Tuesday, June 11, 2024

When in Doubt, Reboot! (It actually works)

It is now 2024, and the the latest CPUs have dedicated AI cores. Unfortunately, the old adage "when in doubt, reboot" still applies, even with Windows 11 and Android 14, the latest and greatest, esp. if you left both running for a long while,  and they start to glitch out. And that gets extra annoying. 


Photo by Mitesh on Unsplash

Just now, I had a hard time trying to reconnect Microsoft's Link to PC to my Pixel 6. It had worked fine for several days, but just today, it won't maintain the connection. It'd just disconnect after appearing to reconnect, then pop up with an error and ask me to relink via a QR code. Tried stopping the app on the phone and end task on the PC, neither worked. Ended up restarting the phone, the connection became stable. 

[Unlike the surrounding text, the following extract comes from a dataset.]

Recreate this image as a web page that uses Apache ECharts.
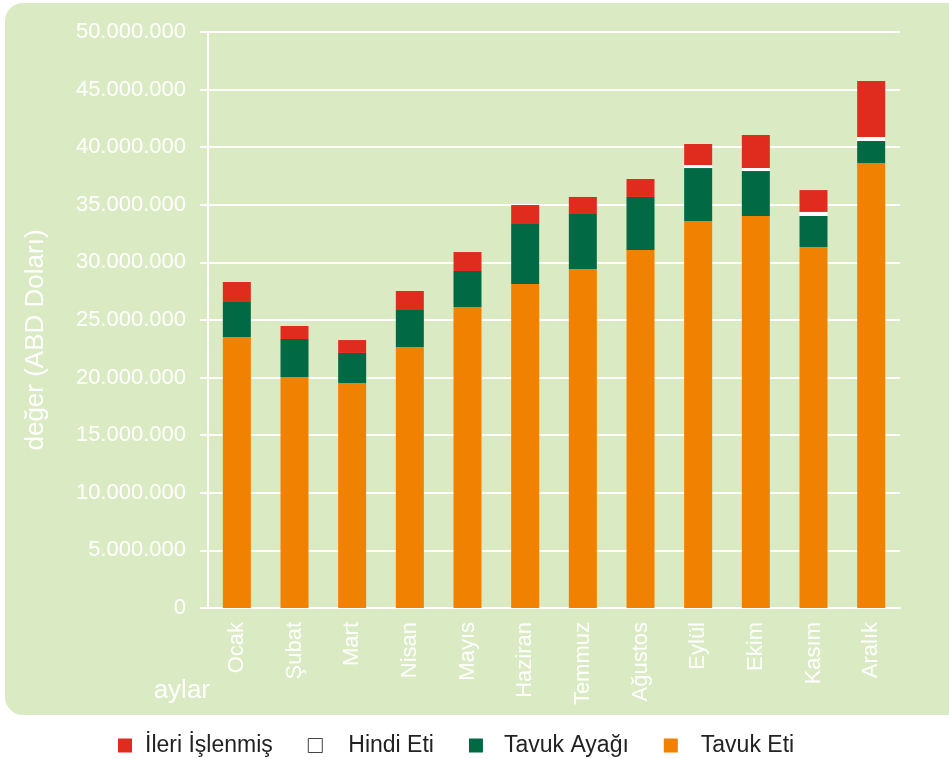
<!DOCTYPE html>
<html>
<head>
<meta charset="utf-8" />
<script src="https://cdn.jsdelivr.net/npm/echarts@6/dist/echarts.min.js"></script>
<style>
  html, body { margin: 0; padding: 0; background: #ffffff; }
  #chart-wrapper { width: 949px; height: 759px; }
</style>
</head>
<body>
<div id="chart-wrapper"></div>
<script>
// months on the x axis
const months = ["Ocak", "Şubat", "Mart", "Nisan", "Mayıs", "Haziran", "Temmuz", "Ağustos", "Eylül", "Ekim", "Kasım", "Aralık"];

// values in million USD
const tavukEti = [23.52, 20.05, 19.53, 22.66, 26.13, 28.13, 29.43, 31.08, 33.59, 34.03, 31.34, 38.63];
const tavukAyagi = [3.04, 3.30, 2.61, 3.21, 3.12, 5.20, 4.77, 4.60, 4.60, 3.90, 2.69, 1.91];
const hindiEti = [0, 0, 0, 0, 0, 0, 0, 0, 0.26, 0.26, 0.35, 0.35];
const ileriIslenmis = [1.74, 1.13, 1.12, 1.65, 1.65, 1.65, 1.48, 1.56, 1.83, 2.87, 1.90, 4.86];

const legendNames = ["İleri İşlenmiş", "Hindi Eti", "Tavuk Ayağı", "Tavuk Eti"];

// no narrow font around, so the regular one at a smaller size
const font = "'Liberation Sans', Arial, sans-serif";
const panelColor = "#daebc3";

const toUsd = (arr) => arr.map((v) => Math.round(v * 1000000));

const fmtDots = (v) => String(v).replace(/\B(?=(\d{3})+(?!\d))/g, ".");

const chartDom = document.getElementById("chart-wrapper");
const chart = echarts.init(chartDom, null, { renderer: "canvas" });

const makeSeries = (name, values, color) => ({
  name: name,
  type: "bar",
  stack: "total",
  barWidth: 28,
  data: toUsd(values),
  itemStyle: { color: color },
  emphasis: { disabled: true },
});

// legend entry with its own gap between square and text
const legendItem = (name, pad, extra) => ({
  name: name,
  textStyle: { padding: [0, 0, 0, pad] },
  ...extra,
});

const option = {
  animation: false,
  backgroundColor: "#ffffff",
  textStyle: { fontFamily: font },
  // rounded green panel behind the plot
  graphic: [
    {
      type: "rect",
      z: -10,
      shape: { x: 5, y: 3, width: 970, height: 712, r: 18 },
      style: { fill: panelColor },
    },
  ],
  grid: {
    left: 208,
    right: 49,
    top: 32,
    bottom: 151,
    containLabel: false,
  },
  legend: {
    data: [
      legendItem(legendNames[0], 8),
      legendItem(legendNames[1], 21, {
        itemStyle: { color: "#ffffff", borderColor: "#444444", borderWidth: 1 },
      }),
      legendItem(legendNames[2], 16),
      legendItem(legendNames[3], 18),
    ],
    left: 113,
    top: 729,
    icon: "rect",
    itemWidth: 14,
    itemHeight: 14,
    itemGap: 35,
    selectedMode: false,
    textStyle: {
      fontFamily: font,
      fontSize: 23,
      color: "#222222",
    },
  },
  xAxis: {
    type: "category",
    data: months,
    name: "aylar",
    nameLocation: "start",
    nameGap: -2,
    nameTextStyle: {
      color: "#ffffff",
      fontSize: 26,
      fontFamily: font,
      verticalAlign: "top",
      padding: [70, 0, 0, 0],
    },
    axisLine: { lineStyle: { color: "#ffffff", width: 2 } },
    axisTick: { length: 12, lineStyle: { color: "#ffffff", width: 2 } },
    axisLabel: {
      rotate: 90,
      margin: 14,
      color: "#ffffff",
      fontSize: 22,
      fontFamily: font,
    },
  },
  yAxis: {
    type: "value",
    min: 0,
    max: 50000000,
    interval: 5000000,
    name: "değer (ABD Doları)",
    nameLocation: "middle",
    nameGap: 159,
    nameRotate: 90,
    nameTextStyle: {
      color: "#ffffff",
      fontSize: 26,
      fontFamily: font,
      padding: [0, 40, 0, 0],
    },
    axisLine: { show: true, lineStyle: { color: "#ffffff", width: 2 } },
    axisTick: { show: true, length: 8, lineStyle: { color: "#ffffff", width: 2 } },
    splitLine: { lineStyle: { color: "#ffffff", width: 2 } },
    axisLabel: {
      margin: 22,
      color: "#ffffff",
      fontSize: 22,
      fontFamily: font,
      formatter: (v) => fmtDots(v),
    },
  },
  series: [
    makeSeries(legendNames[3], tavukEti, "#f18100"),
    makeSeries(legendNames[2], tavukAyagi, "#016a45"),
    makeSeries(legendNames[1], hindiEti, "#ffffff"),
    makeSeries(legendNames[0], ileriIslenmis, "#df2c1e"),
  ],
};

chart.setOption(option);
</script>
</body>
</html>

As an IT professional, I *will* tell you that a reboot solves 99.5% of all problems. You will lose a bit of work, but most modern apps autosave your progress... usually. 

But have you ever wondered WHY computers glitch out, and require a reboot? 

Because computers are made by humans, and humans write the programs that runs on computer. 

Generally speaking, programs all have bugs. By the time the programs reach you and me on our PCs, the major bugs have been squashed, and it's only the smaller and undetected bugs that remained. The smaller ones are judged to be tolerable. It's the hidden ones that makes program behave... glitchy. 

Programs typically asks the operating system (OS) for a chunk of memory for its own use, and was supposed to release such chunk when it is done with the chunk, so the OS can reissue them to another program. In practice, this "release" is rarely done, and each program ended up with a LOT of small chunks of memory, and when the program itself crash, NONE of those little bits of memory was released back to the OS. The end result is a program that increasing lost track of its own memory, the longer it ran, the worse this gets. 

It is typically recommended that you reboot your smartphone ones a day, maybe once every two days. And a PC, probably once a day or twice a week. 

And your computer will really feel more responsive after a reboot, and programs will crash less.